DWP and HMRC announce new exercise to identify estimated £1.3 billion of underpaid state pension caused by historical failure to record home responsibilities protection

More than 200,000 people who claimed child benefit before May 2000 may be affected, with women in their 60s and 70s most likely to have lost out

The DWP and HMRC have announced a new exercise to identify an estimated £1.3 billion of underpaid state pension caused by an historical failure to record home responsibilities protection.

Summarising the issue that has been identified in the recording of Home Responsibilities Protection (HRP) – a scheme operating until 6 April 2010 to help protect parents’ and carers’ entitlement to state pension – the Departments advise –

'If someone claimed child benefit before May 2000 and did not provide their national insurance number (NINo) on the claim, their national insurance record may not show the correct number of qualifying years of HRP. This may affect their state pension entitlement. Women in their 60s and 70s are most likely to be affected.

If someone first claimed child benefit after May 2000, they will not be affected and do not need to contact HMRC. This is because it became mandatory in May 2000 to provide a NINo for child benefit claims.

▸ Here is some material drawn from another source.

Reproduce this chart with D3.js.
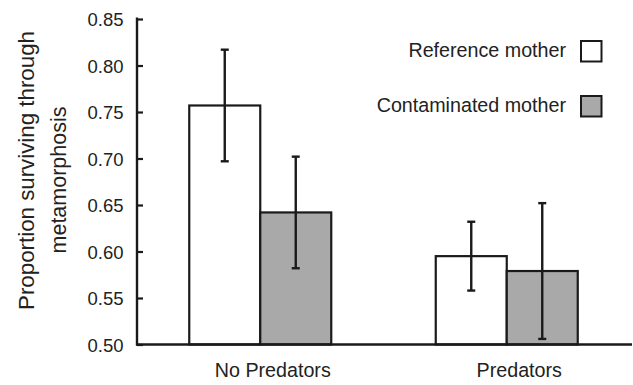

Class 3 National Insurance credits for parents and carers (CPC) available from 6 April 2010 have been recorded correctly, as have partial periods of HRP.'

As a result, HMRC confirms that it will start contacting people from Autumn 2023 who –

  • might have been entitled to HRP between 1978 and 2010;
  • have no HRP on their national insurance record.

Those found to have missed out on HRP entitlement will be able to claim online and HMRC and the DWP will then correct the affected national insurance records and update state pension entitlement ‘as quickly as possible’.

The Departments also confirm that –

'Some of the people affected may now have died.​ Their families will be entitled to check their eligibility and make a claim for any arrears they are owed.

There may be some people who are affected but who will not be identified by the search. HMRC may widen the search criteria once the initial contact has started.'

NB – the Comptroller and Auditor General Gareth Davies notes in today's National Audit Office report on the DWP's Annual Accounts 2022/2023  (on page 274) that the Department estimates that 210,000 people could be affected by the HRP error, with underpayments of state pension amounting to up to £1.3 billion.